Once each side of the ribs is browned, toss it in the oven at 350 degrees until they are cooked through. If you’re using a cast iron skillet like me, you can just toss that right in the oven and save yourself some cleaning at the same time.
I started making these ribs imagining that I would just whip together a teriyaki sauce while baking the ribs. Unfortunately I missed the fact that I had no soy sauce. Well, at least I didn’t have any normal soy sauce. I did have dark soy sauce, which tastes a bit fermented and is much stronger than regular soy sauce. I also had no garlic powder….totally unprepared for cooking. I ended up mixing up a bunch of ingredients in various amounts, but if you want a solid recipe, use this one. It isn’t very traditional, but it is easy and tastes great. Here’s what I used(In similar proportions to the linked recipe):
- Dark soy sauce (If you use this, you’re going to need to cook it down to get the flavor you want)
- Brown sugar
- Ground mustard (Try this out in a regular soy sauce, it adds some great depth and flavor)
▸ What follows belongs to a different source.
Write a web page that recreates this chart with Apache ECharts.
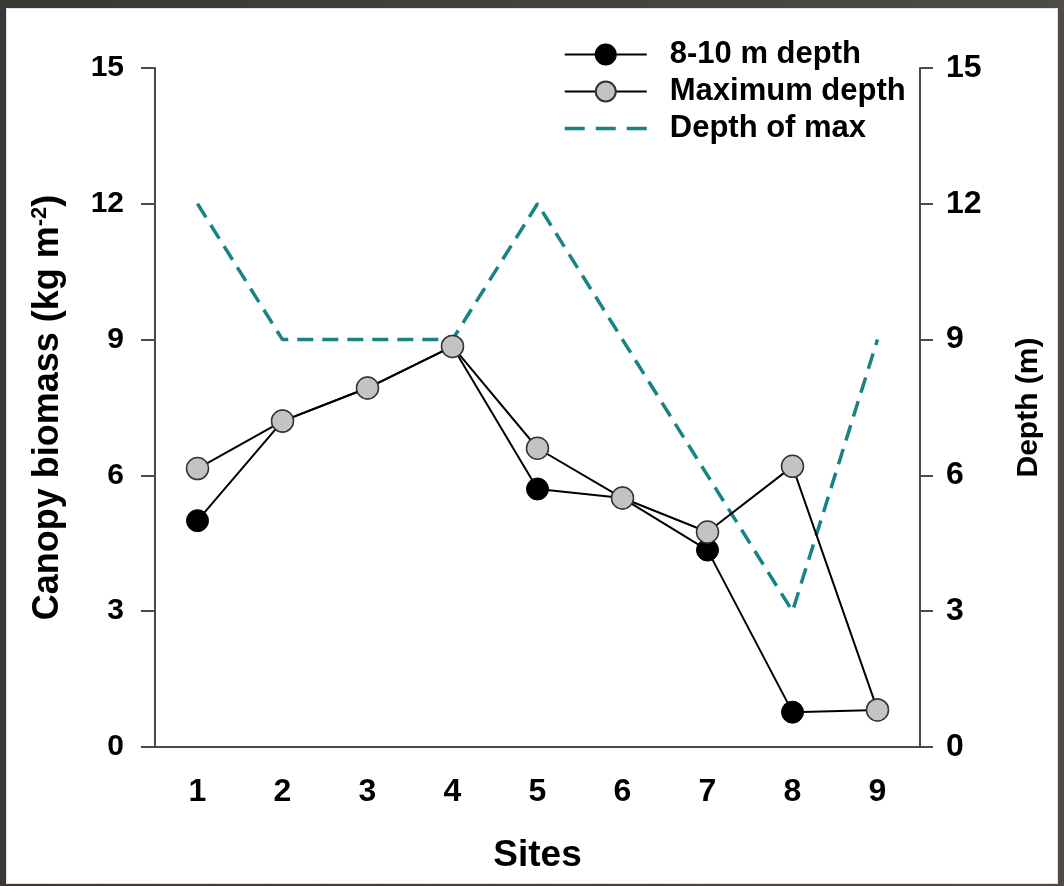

- Fish Sauce (I wasn’t sure how much of the umami flavor I would get from just the dark soy sauce, and I love using fish sauce in Thai food so I figured I’d try it out)
- Hoison sauce
- Cornstarch dissolved in water to thicken it
However you make the sauce, make it your own! Add in ingredients you think might taste good! Cooking is about experimentation to find what you like best, so experiment when you cook!
Once you’re finished, the ribs should look like the picture above! At least they will if they turn out as delicious as mine did! I’m normally very conflicted when eating ribs. I love the flavor, but I hate getting my hands dirty. I mean I couldn’t even fingerpaint in kindergarten. With these, I had no reservations. Juicy, tangy, and sweet spare ribs are something I just couldn’t resist.